▶ _AIM_: Leave out the pictures and print only the lines from the one with "Generate a Python" through the one with "plt.rcParams['font.family'] = ['Noto", exactly as they are.

▶ _EXCERPTED RECORDS_:
┏━━

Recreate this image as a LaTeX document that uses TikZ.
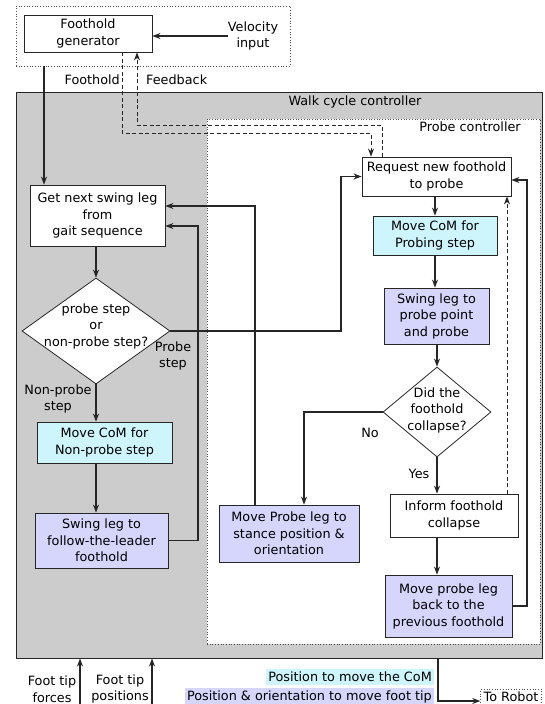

┗━━
┏━━

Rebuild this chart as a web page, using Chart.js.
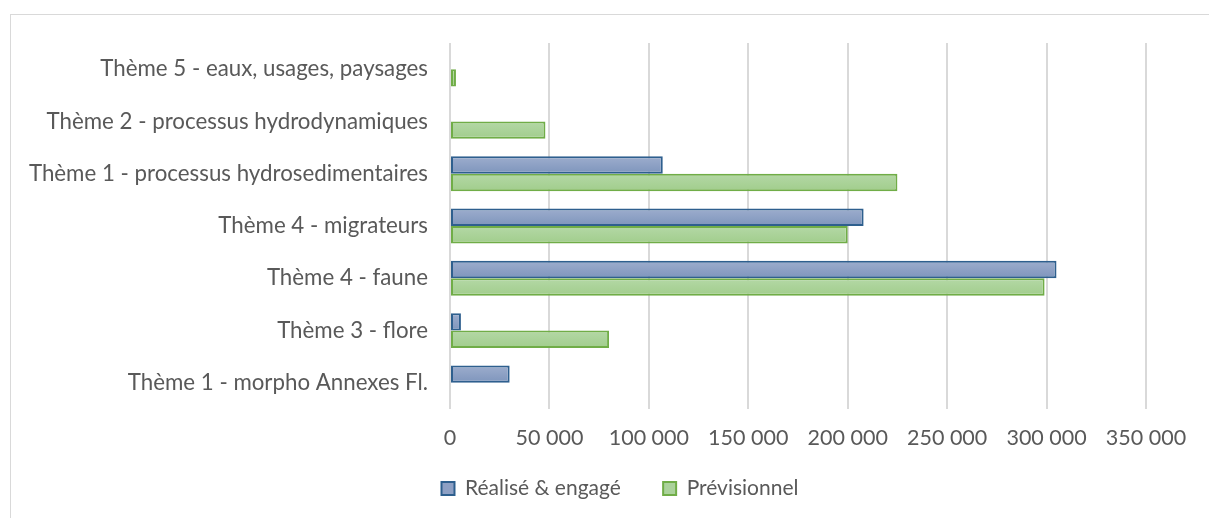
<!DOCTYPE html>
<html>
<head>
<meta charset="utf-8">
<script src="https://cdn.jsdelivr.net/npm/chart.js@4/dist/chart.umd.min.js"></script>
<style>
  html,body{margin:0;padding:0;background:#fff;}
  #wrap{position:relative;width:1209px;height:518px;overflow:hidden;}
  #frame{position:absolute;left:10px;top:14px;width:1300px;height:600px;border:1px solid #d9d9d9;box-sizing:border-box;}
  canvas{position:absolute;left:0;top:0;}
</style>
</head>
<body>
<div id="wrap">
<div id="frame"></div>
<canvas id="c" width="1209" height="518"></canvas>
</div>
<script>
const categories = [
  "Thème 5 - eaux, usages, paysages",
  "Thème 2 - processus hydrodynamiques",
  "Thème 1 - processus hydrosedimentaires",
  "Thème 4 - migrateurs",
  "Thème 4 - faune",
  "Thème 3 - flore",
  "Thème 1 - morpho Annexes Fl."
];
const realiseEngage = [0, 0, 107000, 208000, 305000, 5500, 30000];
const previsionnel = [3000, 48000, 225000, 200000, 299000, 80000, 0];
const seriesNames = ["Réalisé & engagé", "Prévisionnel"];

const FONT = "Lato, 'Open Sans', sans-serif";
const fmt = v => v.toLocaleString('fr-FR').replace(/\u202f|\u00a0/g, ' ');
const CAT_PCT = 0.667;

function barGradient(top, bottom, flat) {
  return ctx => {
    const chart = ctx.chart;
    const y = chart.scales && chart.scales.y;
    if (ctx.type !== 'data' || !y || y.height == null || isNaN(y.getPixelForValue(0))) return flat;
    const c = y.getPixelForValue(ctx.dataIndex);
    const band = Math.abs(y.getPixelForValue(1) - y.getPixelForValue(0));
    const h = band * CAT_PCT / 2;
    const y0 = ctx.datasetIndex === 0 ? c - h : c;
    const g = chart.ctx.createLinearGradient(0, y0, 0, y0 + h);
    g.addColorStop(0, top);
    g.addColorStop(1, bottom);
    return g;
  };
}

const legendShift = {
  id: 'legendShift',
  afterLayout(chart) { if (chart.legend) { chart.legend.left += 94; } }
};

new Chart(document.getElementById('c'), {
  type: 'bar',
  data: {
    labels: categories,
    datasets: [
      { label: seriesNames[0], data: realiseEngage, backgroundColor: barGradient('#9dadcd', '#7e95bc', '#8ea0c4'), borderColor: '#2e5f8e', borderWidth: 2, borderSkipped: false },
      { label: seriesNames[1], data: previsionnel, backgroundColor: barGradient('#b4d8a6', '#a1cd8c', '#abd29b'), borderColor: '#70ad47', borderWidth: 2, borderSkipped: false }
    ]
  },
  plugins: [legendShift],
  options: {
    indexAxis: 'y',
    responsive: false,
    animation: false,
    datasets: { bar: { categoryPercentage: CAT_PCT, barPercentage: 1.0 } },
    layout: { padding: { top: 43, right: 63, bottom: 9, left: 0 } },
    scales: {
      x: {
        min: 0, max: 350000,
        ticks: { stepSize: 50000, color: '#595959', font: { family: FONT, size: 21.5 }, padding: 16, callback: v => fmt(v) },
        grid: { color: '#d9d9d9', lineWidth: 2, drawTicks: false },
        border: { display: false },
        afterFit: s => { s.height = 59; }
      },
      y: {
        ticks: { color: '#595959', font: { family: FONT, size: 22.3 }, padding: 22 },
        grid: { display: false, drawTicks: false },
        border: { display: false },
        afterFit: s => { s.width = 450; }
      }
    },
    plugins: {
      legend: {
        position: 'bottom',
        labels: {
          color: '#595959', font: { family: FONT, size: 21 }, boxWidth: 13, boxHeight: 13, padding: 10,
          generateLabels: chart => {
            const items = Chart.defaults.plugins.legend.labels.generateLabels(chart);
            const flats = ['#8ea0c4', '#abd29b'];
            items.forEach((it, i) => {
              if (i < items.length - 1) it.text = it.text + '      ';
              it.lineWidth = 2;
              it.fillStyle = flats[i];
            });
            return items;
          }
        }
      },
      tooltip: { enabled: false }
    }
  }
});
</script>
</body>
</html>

┗━━
┏━━

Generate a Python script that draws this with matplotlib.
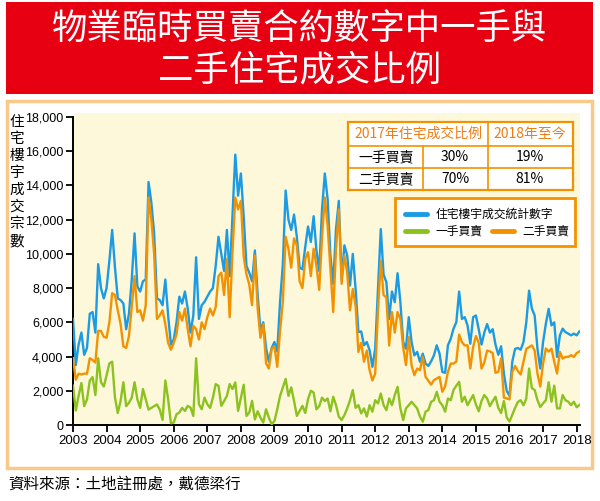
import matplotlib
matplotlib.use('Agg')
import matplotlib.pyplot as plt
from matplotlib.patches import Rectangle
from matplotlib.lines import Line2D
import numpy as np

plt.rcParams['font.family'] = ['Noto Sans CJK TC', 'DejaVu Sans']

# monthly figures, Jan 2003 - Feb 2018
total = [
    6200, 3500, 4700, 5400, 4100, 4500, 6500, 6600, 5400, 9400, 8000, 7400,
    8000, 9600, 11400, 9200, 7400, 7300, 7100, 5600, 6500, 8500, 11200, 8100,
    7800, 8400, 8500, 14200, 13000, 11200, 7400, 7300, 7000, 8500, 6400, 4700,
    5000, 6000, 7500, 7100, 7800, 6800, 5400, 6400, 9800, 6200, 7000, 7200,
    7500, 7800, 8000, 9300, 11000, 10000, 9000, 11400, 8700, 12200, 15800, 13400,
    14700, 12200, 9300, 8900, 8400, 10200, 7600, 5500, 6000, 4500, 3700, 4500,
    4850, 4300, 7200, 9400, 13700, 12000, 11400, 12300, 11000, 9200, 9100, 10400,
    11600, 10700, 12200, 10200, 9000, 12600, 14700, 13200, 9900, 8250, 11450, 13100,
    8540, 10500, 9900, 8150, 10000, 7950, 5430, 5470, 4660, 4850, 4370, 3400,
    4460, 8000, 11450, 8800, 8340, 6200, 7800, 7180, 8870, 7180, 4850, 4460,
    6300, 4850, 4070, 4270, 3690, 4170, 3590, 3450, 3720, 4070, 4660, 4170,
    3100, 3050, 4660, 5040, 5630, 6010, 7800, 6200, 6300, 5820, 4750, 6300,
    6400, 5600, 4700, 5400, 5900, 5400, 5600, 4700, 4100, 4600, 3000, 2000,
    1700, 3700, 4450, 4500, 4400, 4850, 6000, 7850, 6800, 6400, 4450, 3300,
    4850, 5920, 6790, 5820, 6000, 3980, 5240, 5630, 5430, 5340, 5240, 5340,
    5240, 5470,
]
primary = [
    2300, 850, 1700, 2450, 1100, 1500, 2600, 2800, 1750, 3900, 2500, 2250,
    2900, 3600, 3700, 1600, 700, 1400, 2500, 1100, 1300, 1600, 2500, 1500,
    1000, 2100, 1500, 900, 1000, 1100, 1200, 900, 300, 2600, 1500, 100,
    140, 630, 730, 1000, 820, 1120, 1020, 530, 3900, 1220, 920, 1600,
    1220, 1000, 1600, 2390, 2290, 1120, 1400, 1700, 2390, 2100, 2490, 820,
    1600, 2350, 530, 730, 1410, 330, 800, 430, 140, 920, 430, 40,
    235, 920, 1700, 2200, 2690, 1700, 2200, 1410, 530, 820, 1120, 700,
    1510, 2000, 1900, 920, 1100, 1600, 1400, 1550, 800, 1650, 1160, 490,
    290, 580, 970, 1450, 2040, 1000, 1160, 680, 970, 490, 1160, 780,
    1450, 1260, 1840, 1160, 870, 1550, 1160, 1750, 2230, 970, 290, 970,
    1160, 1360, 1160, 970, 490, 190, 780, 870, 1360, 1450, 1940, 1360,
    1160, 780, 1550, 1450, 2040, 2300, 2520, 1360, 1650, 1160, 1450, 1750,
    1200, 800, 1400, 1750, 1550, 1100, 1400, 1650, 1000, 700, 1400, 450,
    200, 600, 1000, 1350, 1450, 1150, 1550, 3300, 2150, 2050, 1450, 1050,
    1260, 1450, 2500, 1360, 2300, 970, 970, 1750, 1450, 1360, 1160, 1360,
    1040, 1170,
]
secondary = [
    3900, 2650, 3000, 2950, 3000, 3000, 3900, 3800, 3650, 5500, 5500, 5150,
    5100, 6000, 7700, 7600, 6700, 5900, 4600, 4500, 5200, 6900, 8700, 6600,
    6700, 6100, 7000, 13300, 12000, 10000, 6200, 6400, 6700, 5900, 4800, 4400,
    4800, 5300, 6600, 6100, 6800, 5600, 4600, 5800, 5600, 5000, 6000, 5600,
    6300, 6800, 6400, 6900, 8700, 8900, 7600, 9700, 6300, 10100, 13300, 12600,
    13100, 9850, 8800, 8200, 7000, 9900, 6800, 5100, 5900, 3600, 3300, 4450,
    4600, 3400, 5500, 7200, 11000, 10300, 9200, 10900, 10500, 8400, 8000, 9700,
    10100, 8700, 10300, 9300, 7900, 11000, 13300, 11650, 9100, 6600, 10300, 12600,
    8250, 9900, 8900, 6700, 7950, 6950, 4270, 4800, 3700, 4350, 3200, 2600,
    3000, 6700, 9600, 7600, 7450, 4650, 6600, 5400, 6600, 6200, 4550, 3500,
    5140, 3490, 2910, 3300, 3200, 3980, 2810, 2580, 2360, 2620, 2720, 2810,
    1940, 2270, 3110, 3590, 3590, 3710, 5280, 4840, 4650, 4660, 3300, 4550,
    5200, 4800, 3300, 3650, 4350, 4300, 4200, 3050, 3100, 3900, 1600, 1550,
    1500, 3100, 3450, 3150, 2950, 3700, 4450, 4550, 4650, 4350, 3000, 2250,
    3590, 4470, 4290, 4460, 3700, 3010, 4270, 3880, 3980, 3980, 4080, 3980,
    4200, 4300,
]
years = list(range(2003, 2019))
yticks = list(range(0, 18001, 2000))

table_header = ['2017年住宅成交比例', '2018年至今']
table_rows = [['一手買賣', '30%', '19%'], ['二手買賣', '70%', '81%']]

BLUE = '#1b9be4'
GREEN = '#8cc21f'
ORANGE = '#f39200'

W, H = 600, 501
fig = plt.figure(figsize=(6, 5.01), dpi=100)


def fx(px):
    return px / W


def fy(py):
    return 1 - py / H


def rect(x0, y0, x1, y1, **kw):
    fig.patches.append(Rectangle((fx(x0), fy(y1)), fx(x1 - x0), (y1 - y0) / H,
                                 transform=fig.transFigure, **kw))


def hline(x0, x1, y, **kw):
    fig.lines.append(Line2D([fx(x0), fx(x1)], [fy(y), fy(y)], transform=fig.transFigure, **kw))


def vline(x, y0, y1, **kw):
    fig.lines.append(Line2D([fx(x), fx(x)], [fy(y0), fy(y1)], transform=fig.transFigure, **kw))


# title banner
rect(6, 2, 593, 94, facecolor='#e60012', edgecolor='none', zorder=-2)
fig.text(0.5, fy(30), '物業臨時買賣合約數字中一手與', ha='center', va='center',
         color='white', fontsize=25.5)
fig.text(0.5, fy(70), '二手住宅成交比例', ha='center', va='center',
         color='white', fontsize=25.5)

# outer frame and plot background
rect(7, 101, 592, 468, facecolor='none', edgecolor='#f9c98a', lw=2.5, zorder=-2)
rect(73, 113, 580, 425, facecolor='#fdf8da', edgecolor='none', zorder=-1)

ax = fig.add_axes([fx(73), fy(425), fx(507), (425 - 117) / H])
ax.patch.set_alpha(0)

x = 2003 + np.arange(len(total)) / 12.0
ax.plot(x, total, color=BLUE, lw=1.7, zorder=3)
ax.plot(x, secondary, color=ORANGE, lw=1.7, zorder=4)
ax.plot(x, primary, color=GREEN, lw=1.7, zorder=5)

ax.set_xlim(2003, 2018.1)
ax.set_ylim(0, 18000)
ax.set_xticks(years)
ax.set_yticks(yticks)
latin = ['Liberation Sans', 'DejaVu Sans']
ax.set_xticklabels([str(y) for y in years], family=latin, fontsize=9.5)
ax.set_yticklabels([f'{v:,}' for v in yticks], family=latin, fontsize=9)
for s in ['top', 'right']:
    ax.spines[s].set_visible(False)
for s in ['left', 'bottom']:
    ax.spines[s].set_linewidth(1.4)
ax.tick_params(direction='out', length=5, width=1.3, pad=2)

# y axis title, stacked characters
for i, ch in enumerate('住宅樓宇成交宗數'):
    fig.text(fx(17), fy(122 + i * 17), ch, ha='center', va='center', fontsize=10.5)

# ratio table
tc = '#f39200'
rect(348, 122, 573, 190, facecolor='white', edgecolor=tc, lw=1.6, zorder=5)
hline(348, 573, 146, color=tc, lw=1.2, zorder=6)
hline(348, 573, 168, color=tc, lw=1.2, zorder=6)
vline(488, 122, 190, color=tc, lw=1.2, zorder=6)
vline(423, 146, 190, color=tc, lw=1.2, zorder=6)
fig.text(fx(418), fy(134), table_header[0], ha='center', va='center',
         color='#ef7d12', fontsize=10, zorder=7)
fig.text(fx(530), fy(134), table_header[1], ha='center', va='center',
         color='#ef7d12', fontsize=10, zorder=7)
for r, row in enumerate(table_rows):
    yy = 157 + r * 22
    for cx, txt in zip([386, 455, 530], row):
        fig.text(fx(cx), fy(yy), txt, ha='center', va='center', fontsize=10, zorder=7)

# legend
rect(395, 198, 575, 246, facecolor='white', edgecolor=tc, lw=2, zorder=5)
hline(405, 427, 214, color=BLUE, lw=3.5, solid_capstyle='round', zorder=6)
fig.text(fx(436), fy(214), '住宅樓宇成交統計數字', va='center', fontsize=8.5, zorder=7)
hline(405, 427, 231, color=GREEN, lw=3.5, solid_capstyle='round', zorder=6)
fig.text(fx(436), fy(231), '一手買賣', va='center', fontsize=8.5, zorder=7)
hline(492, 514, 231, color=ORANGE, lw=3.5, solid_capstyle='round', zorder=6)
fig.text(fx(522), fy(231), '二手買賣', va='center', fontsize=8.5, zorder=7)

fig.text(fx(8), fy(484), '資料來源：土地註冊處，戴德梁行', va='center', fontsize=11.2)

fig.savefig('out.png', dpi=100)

┗━━

▶ _REPLY TO THE TASK_:
Generate a Python script that draws this with matplotlib.
import matplotlib
matplotlib.use('Agg')
import matplotlib.pyplot as plt
from matplotlib.patches import Rectangle
from matplotlib.lines import Line2D
import numpy as np

plt.rcParams['font.family'] = ['Noto Sans CJK TC', 'DejaVu Sans']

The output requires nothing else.